start Extracted information

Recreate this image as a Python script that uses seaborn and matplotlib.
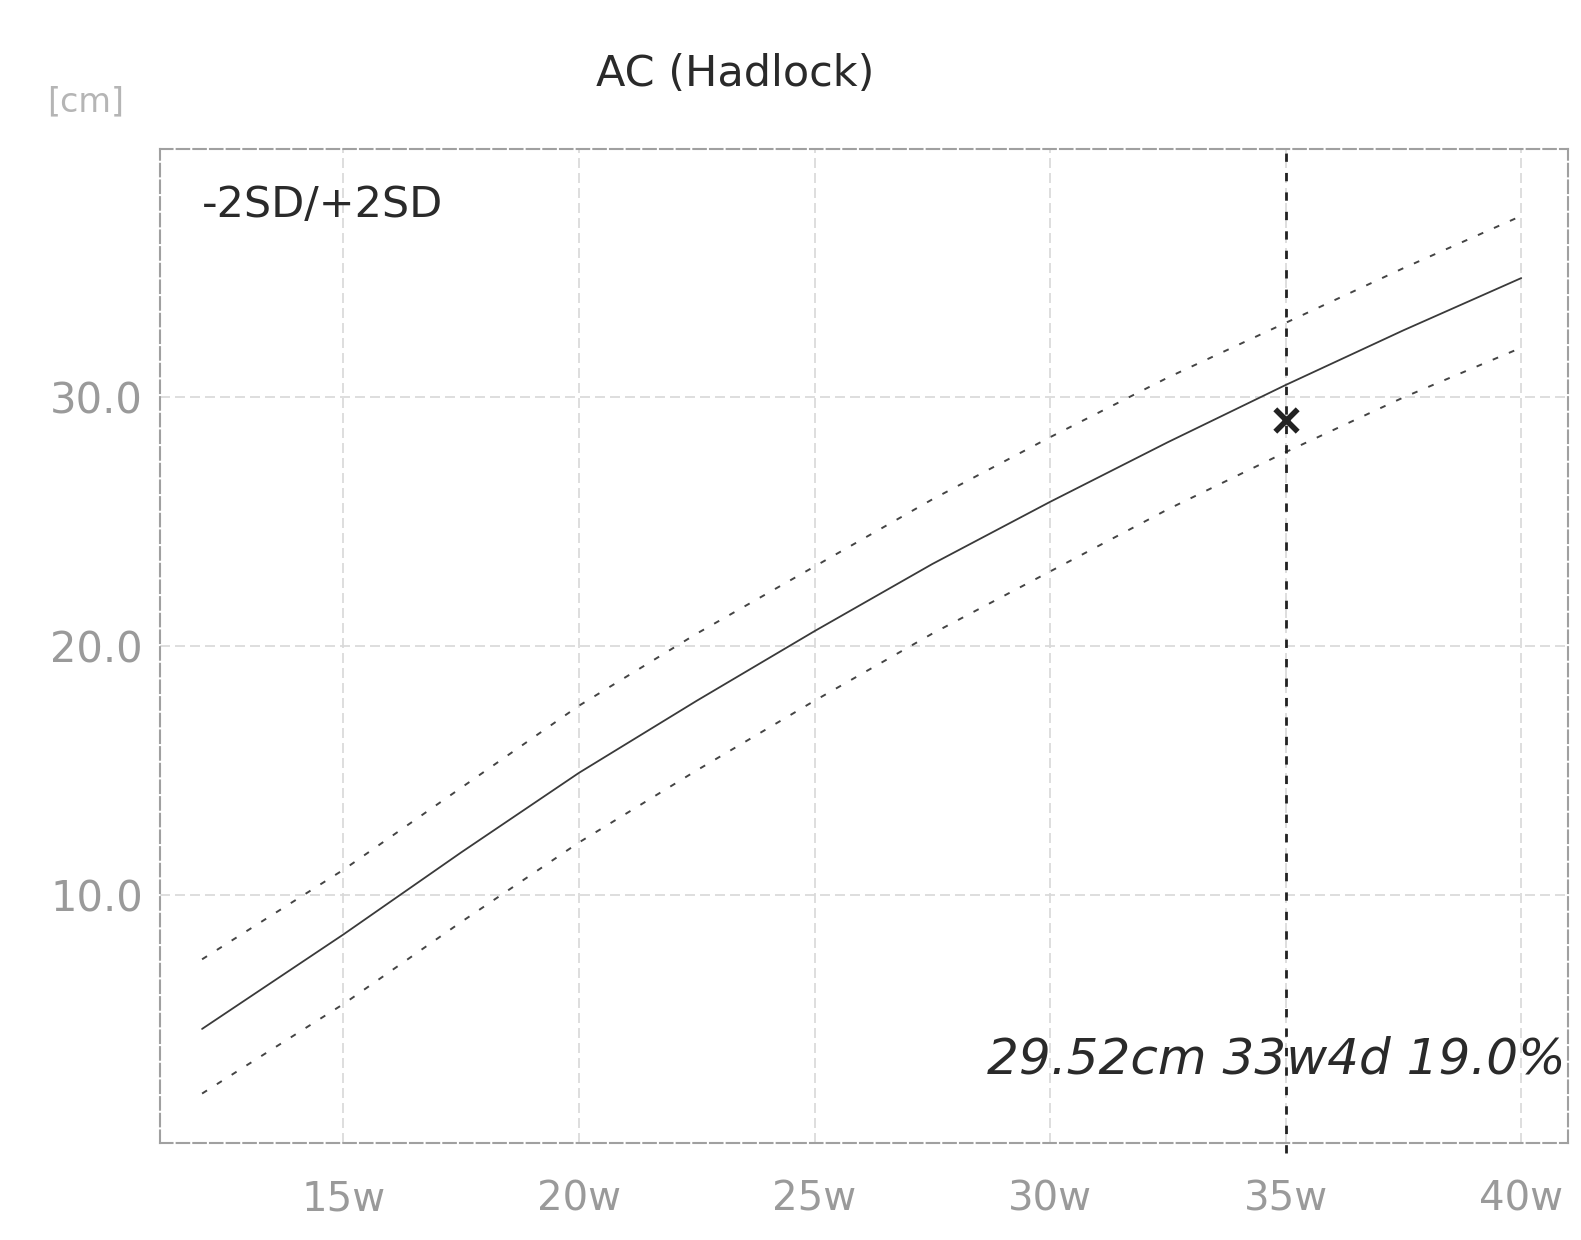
import pandas as pd
import seaborn as sns
import matplotlib.pyplot as plt

# Hadlock AC reference curves (weeks -> cm)
weeks = [12, 15, 17.5, 20, 22.5, 25, 27.5, 30, 32.5, 35, 37.5, 40]
mean_cm = [4.6, 8.4, 11.7, 14.9, 17.8, 20.6, 23.3, 25.8, 28.2, 30.5, 32.7, 34.8]
upper_cm = [7.4, 11.0, 14.3, 17.6, 20.5, 23.2, 25.9, 28.4, 30.8, 33.0, 35.2, 37.3]
lower_cm = [2.0, 5.6, 8.9, 12.1, 15.0, 17.8, 20.5, 23.0, 25.5, 27.8, 30.0, 32.0]

exam_week = 35.0
exam_value = 29.1
result_text = '29.52cm 33w4d 19.0%'

x_ticks = [15, 20, 25, 30, 35, 40]
x_labels = ['15w', '20w', '25w', '30w', '35w', '40w']
y_ticks = [10, 20, 30]
y_labels = ['10.0', '20.0', '30.0']

sns.set_style('white')
plt.rcParams['font.family'] = ['DejaVu Sans']

df = pd.DataFrame({'week': weeks, 'mean': mean_cm, 'upper': upper_cm, 'lower': lower_cm})

fig = plt.figure(figsize=(15.81, 12.40), dpi=100)
ax = fig.add_axes([0.101, 0.078, 0.891, 0.802])

sns.lineplot(data=df, x='week', y='mean', ax=ax, color='#3a3a3a', linewidth=1.3)
sns.lineplot(data=df, x='week', y='upper', ax=ax, color='#444444', linewidth=1.4, linestyle=(0, (3, 6)))
sns.lineplot(data=df, x='week', y='lower', ax=ax, color='#444444', linewidth=1.4, linestyle=(0, (3, 6)))

ax.axvline(exam_week, ymin=-0.01, color='#222222', linewidth=2, linestyle=(0, (3, 4)), clip_on=False)
ax.scatter([exam_week], [exam_value], marker='x', s=260, color='#222222', linewidths=4, zorder=5)

ax.set_xlim(11.1, 41.0)
ax.set_ylim(0, 40)
ax.set_xticks(x_ticks)
ax.set_xticklabels(x_labels)
ax.set_yticks(y_ticks)
ax.set_yticklabels(y_labels)
ax.tick_params(axis='x', labelsize=29, labelcolor='#9a9a9a', length=0, pad=26)
ax.tick_params(axis='y', labelsize=30, labelcolor='#9a9a9a', length=0, pad=12)
ax.set_xlabel('')
ax.set_ylabel('')

ax.grid(True, color='#d8d8d8', linewidth=1.2, linestyle=(0, (6, 3)))
for s in ax.spines.values():
    s.set_color('#a0a0a0')
    s.set_linewidth(1.5)
    s.set_linestyle((0, (6, 2)))

fig.text(0.465, 0.94, 'AC (Hadlock)', ha='center', va='center', fontsize=31, color='#2a2a2a')
fig.text(0.03, 0.918, '[cm]', ha='left', va='center', fontsize=24, color='#b5b5b5')
ax.text(0.03, 0.965, '-2SD/+2SD', transform=ax.transAxes, ha='left', va='top', fontsize=31, color='#2a2a2a')
ax.text(0.998, 0.06, result_text, transform=ax.transAxes, ha='right', va='bottom',
        fontsize=36, style='italic', color='#2a2a2a')

fig.savefig('out.png', dpi=100)
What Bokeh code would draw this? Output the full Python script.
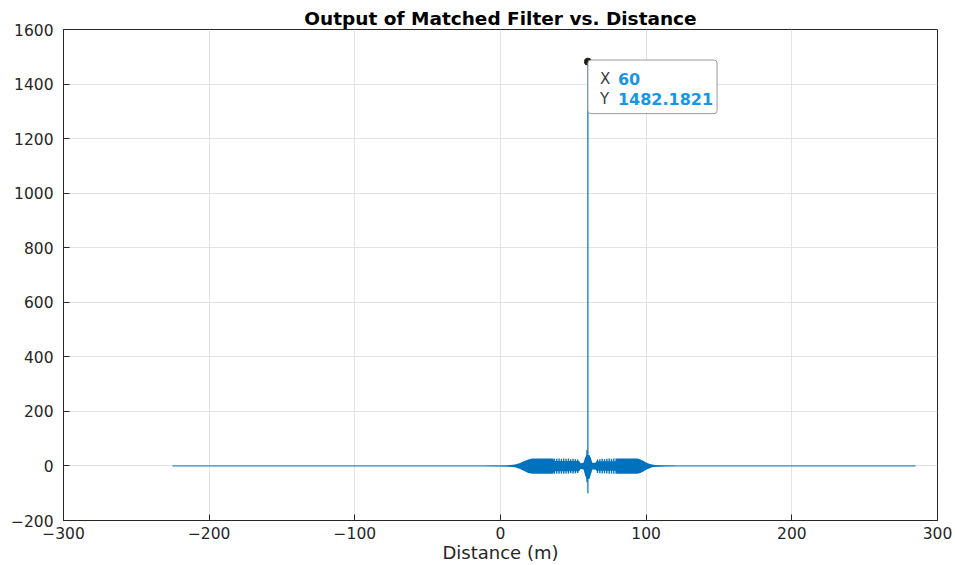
from bokeh.plotting import figure
from bokeh.models import FixedTicker, Label, ColumnDataSource
from bokeh.embed import file_html
from bokeh.resources import INLINE

# ---------------- data ----------------
signal_extent = [-225, 285]          # x range covered by the filter output (m)
baseline_level = [0, 0]

# envelope of the dense oscillation (m, amplitude)
env_x = [-10, 0, 5, 10, 13, 16, 19, 22, 25, 36, 37, 54, 55, 57, 58, 59, 61, 62, 63, 65, 66,
         79, 80, 94, 96, 98, 100, 102, 104, 107, 112, 120]
env_hi = [0.5, 1, 2, 5, 10, 17, 24, 27, 27, 27, 18, 18, 10, 12, 30, 40, 40, 30, 12, 12, 17,
          17, 27, 27, 24, 19, 13, 8, 5, 3, 1.5, 0.5]
env_lo = [-0.5, -1, -2, -5, -10, -18, -26, -29, -29, -29, -19, -19, -11, -13, -32, -48, -48, -32, -13, -13, -18,
          -18, -29, -29, -26, -20, -14, -9, -5, -3, -1.5, -0.5]

# individual spikes of the comb on both sides of the target
comb_x = [37.0, 38.6, 40.2, 41.8, 43.4, 45.0, 46.6, 48.2, 49.8, 51.4, 53.0,
          66.6, 68.2, 69.8, 71.4, 73.0, 74.6, 76.2, 77.8, 79.4]
comb_hi = [27, 26, 27, 26, 27, 26, 27, 25, 26, 25, 24,
           24, 25, 26, 25, 26, 27, 26, 27, 27]
comb_lo = [-29, -28, -29, -28, -29, -28, -28, -27, -28, -27, -26,
           -26, -27, -28, -27, -28, -29, -28, -29, -29]

# main peak
peak_x = 60
peak_y = 1482.1821
bump_y = 58
dip_y = -100

x_ticks = [-300, -200, -100, 0, 100, 200, 300]
y_ticks = [-200, 0, 200, 400, 600, 800, 1000, 1200, 1400, 1600]

# ---------------- styling ----------------
LINE = "#0072BD"
AX = "#262626"
TIP = "#1796E6"
FONT = "DejaVu Sans"

p = figure(width=955, height=565, x_range=(-300, 300), y_range=(-200, 1600),
           output_backend="svg", toolbar_location=None,
           min_border_left=63, min_border_right=18, min_border_top=29, min_border_bottom=45)

p.title.text = "Output of Matched Filter vs. Distance"
p.title.align = "center"
p.title.text_font = FONT
p.title.text_font_size = "18.5px"
p.title.text_font_style = "bold"
p.title.text_color = "#000000"
p.title.offset = 0
p.title.standoff = 1

p.outline_line_color = AX
p.outline_line_width = 1
p.background_fill_color = "white"
p.border_fill_color = "white"

for ax in (p.xaxis[0], p.yaxis[0]):
    ax.major_label_text_font = FONT
    ax.major_label_text_font_size = "15.5px"
    ax.major_label_text_color = AX
    ax.axis_line_color = AX
    ax.major_tick_in = 6
    ax.major_tick_out = 0
    ax.major_tick_line_color = AX
    ax.minor_tick_line_color = None

p.xaxis.ticker = FixedTicker(ticks=x_ticks)
p.yaxis.ticker = FixedTicker(ticks=y_ticks)
p.yaxis.major_label_standoff = 10
p.xaxis.major_label_standoff = 6
p.xaxis.axis_label = "Distance (m)"
p.xaxis.axis_label_text_font = FONT
p.xaxis.axis_label_text_font_size = "18px"
p.xaxis.axis_label_text_font_style = "normal"
p.xaxis.axis_label_text_color = AX
p.xaxis.axis_label_standoff = 0

p.xgrid.ticker = FixedTicker(ticks=x_ticks)
p.ygrid.ticker = FixedTicker(ticks=y_ticks)
p.grid.grid_line_color = "#e3e3e3"
p.grid.grid_line_width = 1

# ---------------- signal ----------------
p.line(signal_extent, baseline_level, line_color=LINE, line_width=1)

env = ColumnDataSource(dict(x=env_x, hi=env_hi, lo=env_lo))
p.varea(x="x", y1="lo", y2="hi", source=env, fill_color=LINE, fill_alpha=1)

comb = ColumnDataSource(dict(x=comb_x, hi=comb_hi, lo=comb_lo))
p.segment(x0="x", y0="lo", x1="x", y1="hi", source=comb, line_color=LINE, line_width=1.4)

p.segment(x0=[peak_x - 0.6], y0=[-60], x1=[peak_x - 0.6], y1=[bump_y], line_color=LINE, line_width=1.4)
p.segment(x0=[peak_x], y0=[dip_y], x1=[peak_x], y1=[peak_y], line_color=LINE, line_width=1.2)

# ---------------- data tip ----------------
p.scatter([peak_x], [peak_y], size=7, marker="circle", fill_color="#1f1f1a", line_color="#1f1f1a")

box = Label(x=peak_x, y=peak_y, x_offset=0, y_offset=-52,
            text="Y\nY", text_font=FONT, text_font_size="15px",
            text_color="white", text_line_height=1.2,
            background_fill_color="white", background_fill_alpha=1,
            border_line_color="#9a9a9a", border_line_width=1,
            padding=(1, 119, 5, 9), border_radius=3)
p.add_layout(box)

rows = [("X", str(peak_x), -17), ("Y", f"{peak_y:.4f}", -37)]
for k, v, dy in rows:
    p.add_layout(Label(x=peak_x, y=peak_y, x_offset=12, y_offset=dy, text=k,
                       text_font=FONT, text_font_size="15px", text_color="#3a3a3a",
                       text_baseline="middle"))
    p.add_layout(Label(x=peak_x, y=peak_y, x_offset=30, y_offset=dy, text=v,
                       text_font=FONT, text_font_size="16px", text_font_style="bold",
                       text_color=TIP, text_baseline="middle"))

open("out.html", "w").write(file_html(p, INLINE))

end Extracted information

Exercise aim >>
Retype the section that opens with the line holding "What Bokeh code" and closes with the line holding "min_border_right=18, min_border_top=29, min_border_bottom=45)", exactly as it reads, without any pictures.

Written response >>
What Bokeh code would draw this? Output the full Python script.
from bokeh.plotting import figure
from bokeh.models import FixedTicker, Label, ColumnDataSource
from bokeh.embed import file_html
from bokeh.resources import INLINE

# ---------------- data ----------------
signal_extent = [-225, 285]          # x range covered by the filter output (m)
baseline_level = [0, 0]

# envelope of the dense oscillation (m, amplitude)
env_x = [-10, 0, 5, 10, 13, 16, 19, 22, 25, 36, 37, 54, 55, 57, 58, 59, 61, 62, 63, 65, 66,
         79, 80, 94, 96, 98, 100, 102, 104, 107, 112, 120]
env_hi = [0.5, 1, 2, 5, 10, 17, 24, 27, 27, 27, 18, 18, 10, 12, 30, 40, 40, 30, 12, 12, 17,
          17, 27, 27, 24, 19, 13, 8, 5, 3, 1.5, 0.5]
env_lo = [-0.5, -1, -2, -5, -10, -18, -26, -29, -29, -29, -19, -19, -11, -13, -32, -48, -48, -32, -13, -13, -18,
          -18, -29, -29, -26, -20, -14, -9, -5, -3, -1.5, -0.5]

# individual spikes of the comb on both sides of the target
comb_x = [37.0, 38.6, 40.2, 41.8, 43.4, 45.0, 46.6, 48.2, 49.8, 51.4, 53.0,
          66.6, 68.2, 69.8, 71.4, 73.0, 74.6, 76.2, 77.8, 79.4]
comb_hi = [27, 26, 27, 26, 27, 26, 27, 25, 26, 25, 24,
           24, 25, 26, 25, 26, 27, 26, 27, 27]
comb_lo = [-29, -28, -29, -28, -29, -28, -28, -27, -28, -27, -26,
           -26, -27, -28, -27, -28, -29, -28, -29, -29]

# main peak
peak_x = 60
peak_y = 1482.1821
bump_y = 58
dip_y = -100

x_ticks = [-300, -200, -100, 0, 100, 200, 300]
y_ticks = [-200, 0, 200, 400, 600, 800, 1000, 1200, 1400, 1600]

# ---------------- styling ----------------
LINE = "#0072BD"
AX = "#262626"
TIP = "#1796E6"
FONT = "DejaVu Sans"

p = figure(width=955, height=565, x_range=(-300, 300), y_range=(-200, 1600),
           output_backend="svg", toolbar_location=None,
           min_border_left=63, min_border_right=18, min_border_top=29, min_border_bottom=45)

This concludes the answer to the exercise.